Clark, from Gateway to LCC port

Clark: shifting from air gateway status to top low cost airport for Manila

Luc Citrinot

16 August 2012

With Cebu Pacific, AirAsia Philippines, AirPhil Express and SEAir adding capacities at Clark Airport (Philippines), the rather modest airfield is on the verge of a boom in passengers’ traffic.

CLARK FREEPORT – Victor Jose Luciano dreamed it for a long time. The hopes of  Clark International Airport Corporation (CIAC) President and CEO are now turning slowly into reality. The Filipino airport is in the midst of an unprecedented traffic boom due to the arrival of AirAsia Philippines and the strengthening of SEAir’s (Southeast Asian Airline) network following its take-over by Singapore-based low cost airline Tiger Airways. Numbers speak for themselves: last year, passengers at Clark-Diosdado Macapagal International Airport (DMIA) reached 767,000 passengers including 725,023 on international flights. This was a growth of or a 19-percent increase for the year 2011. Growth is accelerating this year, following the arrival of AirAsia Philippines.

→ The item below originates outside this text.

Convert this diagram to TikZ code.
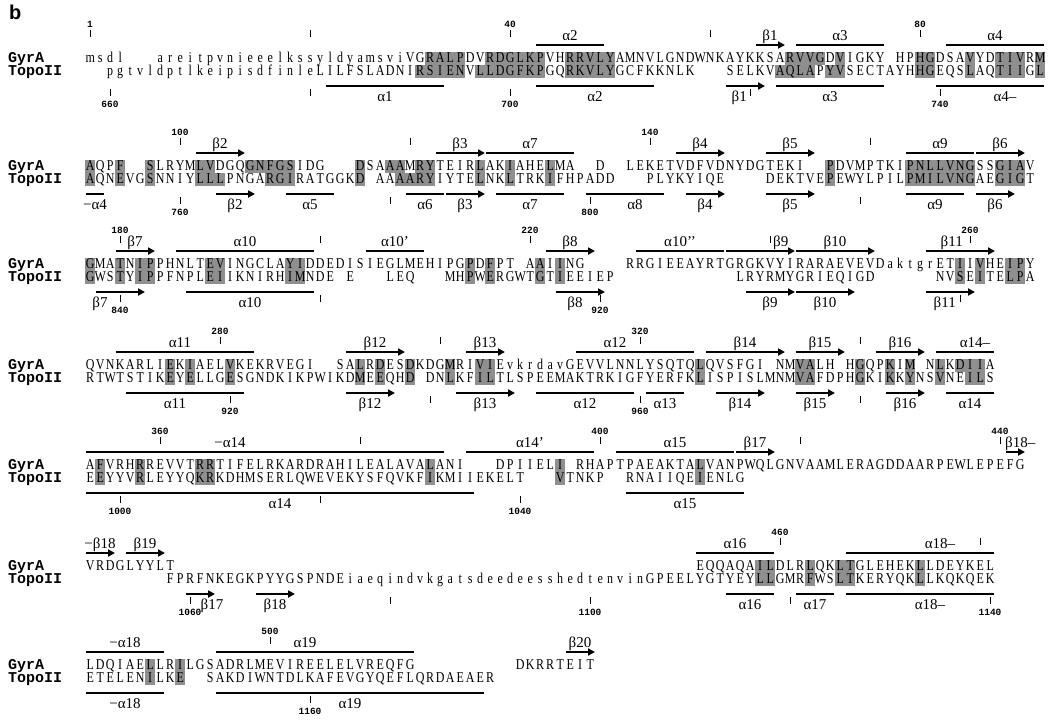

The total number of passengers at Clark International Airport (CIA) increased by 54% in the first half of 2012 to 548,000 passengers, authorities revealed a few weeks ago. For the first time, Clark will overpass the million mark with numbers likely to range between 1.1 and 1.25 million passengers. According to seats capacity data, low cost airlines account already for about 90% of total capacity at Clark with the largest share being taken by the AirAsia Group (AirAsia Philippines has 33% of all capacities while AirAsia Bhd from Malaysia adds another 10% to the total). It is followed by SEAir (17%) and AirPhil Express- a subsidiary of Philippine Airlines (16%). Cebu Pacific has only 13% as it main operation to Manila is at the main airport NAIA. Clark welcomes for now only two legacy full-service carriers, Dragonair and Asiana.

AirAsia is also now present on international routes with flights to Hong Kong, Macau and Kuala Lumpur. The airline is likely to add flights to other AirAsia major gateways such as Bangkok, Jakarta as well as Singapore. The airline flies also to Puerto Princesa, Kalibo and Davao. SEAir stepped up its presence at Clark Airport at the end of July. The carrier fliers currently five routes (Bangkok, Hong Kong, Kalibo, Kuala Lumpur and Singapore) and will increase its presence during the winter timetable.

Victor Jose Luciano is now confident that Clark Airport is likely to reach 5 million passengers a year before the end of the decade. It will then request to expand the terminal which currently has a capacity for 2.5 million passengers. The CEO unveils that plans have been approved to construct a low cost terminal inspired from the LCCT terminal in Kuala Lumpur. The terminal would be able to accommodate ten million passengers a year to a cost estimated at US$ 47.5 million dollars. The bidding process for the second phase of the expansion of the existing terminal already started with a completion of the new facility due by 2015.

Clark Airport has been long seen as Manila new international gateway replacing overcrowded NAIA, Manila’s main international airport. Grand plans in the previous Filipino administration predicted a future development for 50 million passengers. But plans have now been scaled back as they are deemed as unrealistic due to financing constraints. A major handicap for Clark Airport to become Manila’s principal gateway is its distance to the city. Clark is located some 85 km away from Manila city centre. Although, a brand new highway links the airport to the outskirts of the city in less than an hour, congestion on Manila roads is so horrendous that it takes another hour and a half to reach Manila city centre or Makati. Busses commuting between Clark and Manila generally tell their passengers that the ride would last up to two hours and a half on average.

For long, Mr. Luciano talked about a dedicated high-speed rail link. Five years later, not a single rail track has been laid to Clark Airport and the rail remains a distant dream. The access issue will still determine for long the fate of Clark as Manila’s new international gateway. However, it will not hamper anymore DMIA transformation into the largest low cost airport of the Philippines.

1 comment:

  1. An LCC Clark port

    Clark International Airport Corp. (CIAC) is pushing for the construction of a P12-billion budget terminal for low-cost carriers.

    Victor Jose Luciano, CIAC president, said the government would prioritize the building of budget terminal as Clark airport has become more of a hub for low-cost carriers.

    "Terminals and support facilities for legacy carriers will have to wait" says Luciano.

    Luciano said the feasibility study for the new LCC terminal, which could handle 10 million passengers a year, is now being prepared.

    Bidding schedule and terms would be firmed up by the first quarter of 2013 with the terminal completed three years after its bidding.

    Luciano said there are now eight low-cost carriers operating at Clark airport contributing to Clark's 80 percent rise in passenger traffic. He further adds that 78 percent of domestic travel and 29 percent of international travel are through budget carriers.